"No writer I've ever read is as good as George Garrett when it comes to showing me both sides at the same instant. Fact and factoid, respect and derision, truth and falsehood, saint and sinner, art and dross, heads and tails, all show their bold faces in these stern yet cheerful pieces about literary triumphs and quasi-literary follies. There is much here for the younger writer trying to learn the way, but there is also plenty for us to chew on who thought we were veterans."
—Henry Taylor, author of Brief Candles:101 Clerihews
"Here is The Literary Life in all its contemporary reality, from glory to gurry, remembered and related by one of America's true men of letters, George Garrett, novelist, poet, essayist, factotum of the Word. Going to See the Elephant should be required reading for everyone who contemplates setting pen to paper."

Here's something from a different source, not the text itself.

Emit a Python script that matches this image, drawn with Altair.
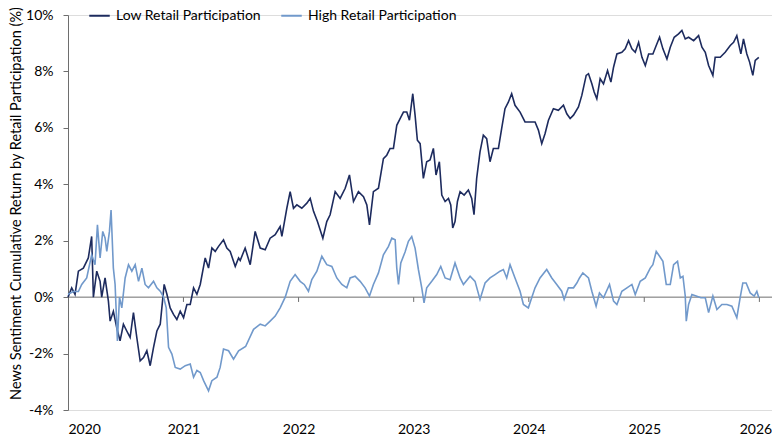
import altair as alt
import pandas as pd

# ---- data (decimal year, cumulative return %) ----
low_t = [2020.000, 2020.032, 2020.061, 2020.090, 2020.133, 2020.176, 2020.205, 2020.220, 2020.249, 2020.278,
         2020.292, 2020.321, 2020.350, 2020.365, 2020.393, 2020.422, 2020.451, 2020.480, 2020.509, 2020.538,
         2020.567, 2020.596, 2020.625, 2020.654, 2020.683, 2020.712, 2020.741, 2020.770, 2020.799, 2020.833,
         2020.857, 2020.885, 2020.914, 2020.943, 2020.972, 2021.001, 2021.030, 2021.059, 2021.088, 2021.117,
         2021.146, 2021.189, 2021.218, 2021.247, 2021.276, 2021.305, 2021.348, 2021.377, 2021.406, 2021.450,
         2021.479, 2021.493, 2021.536, 2021.580, 2021.623, 2021.667, 2021.710, 2021.753, 2021.797, 2021.840,
         2021.855, 2021.898, 2021.927, 2021.956, 2021.985, 2022.028, 2022.072, 2022.101, 2022.130, 2022.164,
         2022.211, 2022.245, 2022.274, 2022.318, 2022.361, 2022.405, 2022.442, 2022.477, 2022.520, 2022.564,
         2022.593, 2022.616, 2022.650, 2022.694, 2022.737, 2022.766, 2022.795, 2022.824, 2022.853, 2022.882,
         2022.911, 2022.940, 2022.963, 2022.992, 2023.012, 2023.032, 2023.056, 2023.084, 2023.113, 2023.142,
         2023.171, 2023.194, 2023.223, 2023.244, 2023.273, 2023.302, 2023.322, 2023.339, 2023.359, 2023.380,
         2023.403, 2023.438, 2023.475, 2023.504, 2023.524, 2023.547, 2023.576, 2023.605, 2023.634, 2023.663,
         2023.692, 2023.736, 2023.764, 2023.793, 2023.822, 2023.851, 2023.880, 2023.924, 2023.967, 2024.010,
         2024.054, 2024.083, 2024.112, 2024.141, 2024.170, 2024.213, 2024.256, 2024.300, 2024.329, 2024.358,
         2024.387, 2024.430, 2024.459, 2024.497, 2024.517, 2024.546, 2024.566, 2024.589, 2024.618, 2024.647,
         2024.682, 2024.711, 2024.734, 2024.763, 2024.806, 2024.835, 2024.864, 2024.893, 2024.922, 2024.951,
         2024.980, 2025.009, 2025.038, 2025.075, 2025.104, 2025.133, 2025.162, 2025.197, 2025.226, 2025.260,
         2025.298, 2025.327, 2025.356, 2025.385, 2025.429, 2025.472, 2025.501, 2025.530, 2025.559, 2025.596,
         2025.616, 2025.660, 2025.703, 2025.747, 2025.776, 2025.804, 2025.839, 2025.862, 2025.891, 2025.915,
         2025.943, 2025.964, 2025.995]
low_v = [0.00, 0.33, 0.10, 0.92, 1.03, 1.39, 2.15, 0.00, 0.92, 0.56,
         0.00, 0.68, -0.14, -0.85, -0.50, -1.08, -1.55, -0.96, -1.20, -1.43,
         -0.55, -1.43, -2.26, -2.14, -1.90, -2.43, -1.78, -1.20, -0.96, 0.45,
         0.10, -0.38, -0.61, -0.79, -0.50, -0.73, -0.26, -0.26, 0.33, 0.10,
         0.45, 1.39, 1.03, 1.74, 1.62, 1.80, 2.03, 1.74, 1.62, 1.09,
         1.39, 1.30, 1.74, 1.15, 2.33, 1.74, 1.68, 2.09, 2.21, 2.50,
         2.15, 3.15, 3.74, 3.15, 3.27, 3.15, 3.33, 3.50, 3.04, 2.68,
         2.09, 2.68, 2.92, 3.74, 3.50, 3.86, 4.33, 3.39, 3.74, 3.56,
         3.27, 2.56, 3.74, 3.86, 4.91, 5.03, 5.27, 5.27, 6.09, 6.33,
         6.56, 6.56, 6.27, 7.21, 6.45, 5.56, 5.44, 4.21, 4.80, 4.86,
         5.27, 4.33, 4.80, 3.62, 3.39, 3.50, 3.27, 2.45, 2.68, 3.39,
         3.74, 3.62, 3.80, 3.50, 2.92, 4.21, 5.15, 5.74, 5.62, 4.80,
         5.27, 5.27, 5.97, 6.68, 6.91, 7.21, 6.80, 6.56, 6.21, 6.21,
         6.21, 5.92, 5.44, 5.80, 6.27, 6.68, 6.62, 6.80, 6.50, 6.33,
         6.45, 6.74, 7.15, 7.86, 7.92, 7.56, 7.27, 7.03, 7.74, 7.56,
         8.03, 7.62, 8.15, 8.62, 8.68, 8.80, 9.09, 8.80, 8.68, 9.03,
         8.50, 8.21, 8.62, 8.62, 8.92, 9.21, 8.80, 8.44, 8.86, 9.21,
         9.33, 9.45, 9.15, 9.21, 9.09, 9.27, 8.86, 8.68, 8.21, 7.86,
         8.50, 8.50, 8.68, 8.92, 9.03, 9.27, 8.62, 9.15, 8.62, 8.33,
         7.86, 8.39, 8.50]

high_t = [2020.000, 2020.046, 2020.090, 2020.119, 2020.162, 2020.205, 2020.234, 2020.255, 2020.278, 2020.301,
          2020.321, 2020.336, 2020.359, 2020.373, 2020.393, 2020.408, 2020.428, 2020.446, 2020.466, 2020.495,
          2020.524, 2020.553, 2020.582, 2020.611, 2020.640, 2020.668, 2020.697, 2020.741, 2020.770, 2020.799,
          2020.828, 2020.851, 2020.871, 2020.900, 2020.929, 2020.972, 2021.016, 2021.059, 2021.088, 2021.117,
          2021.146, 2021.175, 2021.218, 2021.247, 2021.291, 2021.319, 2021.348, 2021.392, 2021.435, 2021.479,
          2021.540, 2021.609, 2021.667, 2021.710, 2021.753, 2021.797, 2021.840, 2021.884, 2021.927, 2021.970,
          2022.014, 2022.049, 2022.086, 2022.115, 2022.159, 2022.202, 2022.245, 2022.289, 2022.332, 2022.376,
          2022.419, 2022.448, 2022.491, 2022.535, 2022.578, 2022.616, 2022.650, 2022.694, 2022.737, 2022.781,
          2022.810, 2022.839, 2022.853, 2022.868, 2022.888, 2022.925, 2022.954, 2022.983, 2023.012, 2023.041,
          2023.070, 2023.090, 2023.113, 2023.157, 2023.200, 2023.235, 2023.273, 2023.316, 2023.359, 2023.403,
          2023.432, 2023.490, 2023.533, 2023.576, 2023.620, 2023.663, 2023.707, 2023.750, 2023.779, 2023.808,
          2023.837, 2023.880, 2023.924, 2023.953, 2023.996, 2024.025, 2024.054, 2024.097, 2024.155, 2024.199,
          2024.242, 2024.285, 2024.306, 2024.343, 2024.387, 2024.416, 2024.439, 2024.468, 2024.517, 2024.546,
          2024.583, 2024.612, 2024.647, 2024.699, 2024.734, 2024.763, 2024.806, 2024.850, 2024.893, 2024.922,
          2024.965, 2025.009, 2025.052, 2025.075, 2025.104, 2025.133, 2025.162, 2025.191, 2025.226, 2025.255,
          2025.289, 2025.313, 2025.336, 2025.356, 2025.365, 2025.385, 2025.414, 2025.451, 2025.492, 2025.530,
          2025.559, 2025.596, 2025.631, 2025.674, 2025.718, 2025.761, 2025.804, 2025.833, 2025.856, 2025.885,
          2025.920, 2025.955, 2025.978, 2025.995]
high_v = [0.10, 0.20, 0.20, 0.45, 0.68, 1.50, 1.15, 2.56, 1.39, 2.33,
          2.10, 1.62, 2.33, 3.09, 1.03, 0.45, -1.55, 0.00, -0.38, 0.68,
          1.15, 0.92, 1.15, 0.56, 1.03, 0.45, 0.33, 0.56, 0.33, 0.21,
          0.00, -0.38, -1.78, -2.02, -2.49, -2.55, -2.43, -2.37, -2.84, -2.60,
          -2.67, -2.96, -3.32, -2.96, -2.84, -2.49, -1.84, -1.90, -2.20, -1.90,
          -1.75, -1.14, -0.96, -1.02, -0.85, -0.67, -0.38, 0.00, 0.56, 0.80,
          0.56, 0.45, 0.21, 0.62, 0.92, 1.45, 1.15, 1.09, 0.68, 0.45,
          0.33, 0.68, 0.74, 0.56, 0.33, 0.04, 0.45, 0.86, 1.50, 1.80,
          2.09, 2.03, 1.03, 0.45, 1.21, 1.60, 1.98, 2.15, 1.74, 0.98,
          0.33, -0.20, 0.33, 0.56, 0.80, 1.09, 0.68, 0.62, 1.21, 0.68,
          0.45, 0.74, 0.56, -0.08, 0.50, 0.68, 0.80, 0.92, 0.98, 0.68,
          1.15, 0.68, 0.21, -0.26, -0.38, -0.02, 0.33, 0.68, 0.98, 0.68,
          0.45, 0.21, -0.08, 0.33, 0.33, 0.50, 0.68, 0.86, 0.68, 0.21,
          -0.32, 0.15, -0.02, 0.45, -0.14, -0.26, 0.21, 0.33, 0.45, 0.09,
          0.56, 0.68, 1.03, 1.15, 1.62, 1.45, 1.27, 0.45, 0.45, 1.15,
          1.27, 0.68, 0.74, 0.04, -0.85, -0.26, 0.09, 0.04, -0.02, -0.02,
          -0.55, 0.04, -0.44, -0.26, -0.26, -0.32, -0.73, -0.02, 0.50, 0.50,
          0.15, 0.04, 0.21, -0.02]

series_names = ["Low Retail Participation", "High Retail Participation"]
series_colors = ["#1d2b5e", "#7199cb"]
tick_years = ["2020", "2021", "2022", "2023", "2024", "2025", "2026"]
y_ticks = [-4, -2, 0, 2, 4, 6, 8, 10]


def to_date(t):
    y = int(t)
    start = pd.Timestamp(year=y, month=1, day=1)
    end = pd.Timestamp(year=y + 1, month=1, day=1)
    return start + (end - start) * (t - y)


rows = []
for name, ts, vs in [(series_names[0], low_t, low_v), (series_names[1], high_t, high_v)]:
    for t, v in zip(ts, vs):
        rows.append({"date": to_date(t), "value": v, "series": name})
df = pd.DataFrame(rows)

ticks_df = pd.DataFrame({"date": [pd.Timestamp(f"{y}-01-01") for y in tick_years[1:]]})

FONT = "Lato"
x_dom = [pd.Timestamp("2020-01-01").isoformat(), pd.Timestamp("2026-02-10").isoformat()]

xscale = alt.Scale(domain=x_dom)
yscale = alt.Scale(domain=[-4, 10], nice=False, zero=False)

lines = alt.Chart(df).mark_line(strokeWidth=1.6).encode(
    x=alt.X("date:T", scale=xscale,
            axis=alt.Axis(values=[f"{y}-01-01" for y in tick_years], format="%Y", title=None,
                          domain=False, ticks=False, grid=False, labelPadding=12,
                          labelOffset={"expr": "year(datum.value) >= 2026 ? -4 : 0"},
                          labelFontSize=14, labelFont=FONT, labelColor="#000000")),
    y=alt.Y("value:Q", scale=yscale,
            axis=alt.Axis(values=y_ticks, labelExpr="datum.value + '%'", grid=False,
                          domainColor="#6e6e6e", tickColor="#6e6e6e", tickSize=5,
                          labelPadding=10, labelFontSize=14, labelFont=FONT, labelColor="#000000",
                          title="News Sentiment Cumulative Return by Retail Participation (%)",
                          titleFont=FONT, titleFontSize=14.5, titleFontWeight="normal",
                          titleColor="#000000", titleAngle=270, titleX=-52, titleY=188,
                          titleAlign="center", titleBaseline="middle")),
    color=alt.Color("series:N", scale=alt.Scale(domain=series_names, range=series_colors),
                    legend=alt.Legend(title=None, orient="none", legendX=20, legendY=-11,
                                      direction="horizontal", symbolType="stroke",
                                      symbolSize=420, symbolStrokeWidth=2, labelFont=FONT,
                                      labelFontSize=14, labelColor="#000000", columnPadding=16,
                                      labelOffset=5, padding=0)),
    order=alt.Order("series:N", sort="ascending"),
)

zero = alt.Chart(pd.DataFrame({"v": [0]})).mark_rule(color="#6e6e6e", strokeWidth=1).encode(
    y=alt.Y("v:Q", scale=yscale)
)

yticks = alt.Chart(ticks_df).mark_rule(color="#6e6e6e", strokeWidth=1).encode(
    x=alt.X("date:T", scale=xscale),
    y=alt.datum(0),
    y2=alt.datum(-0.17),
)

chart = alt.layer(zero, yticks, lines).properties(
    width=704, height=395,
    autosize=alt.AutoSizeParams(type="none"),
    padding={"left": 60, "top": 7, "right": 0, "bottom": 30},
).configure_view(stroke=None).configure(font=FONT)

chart.save("out.html", embed_options={"renderer": "svg", "actions": False})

—Brendan Galvin, author of The Strength of a Named Thing: Poems
"Going to See the Elephant is a safari into the wilds of the mind of George Garrett, and a more interesting place to explore is hard to imagine. Whether he (or his beleaguered alter-ego, John Towne) is examining the writing life, tipping his hat to other writers, or fulminating about the sorry state of the world we live in, he is well worth a listen -- both for the sheer pleasure of it and for the wisdom to be found in it. "
--R.H.W. Dillard, author of Understanding George Garrett
"Everybody who has ever known George Garrett has been, in one way or another, his student. I never sat in his class as a registered member, yet I have learned so much from him in the last twenty years of being in the fortunate multitude of his admirers. I have learned by his example, and through the wealth of his vast intelligence and wit. This book of meditations on the art and craft of writing, is, simply, treasure, stored up over the years he has practiced that art better than anyone else, bar none, has practiced it."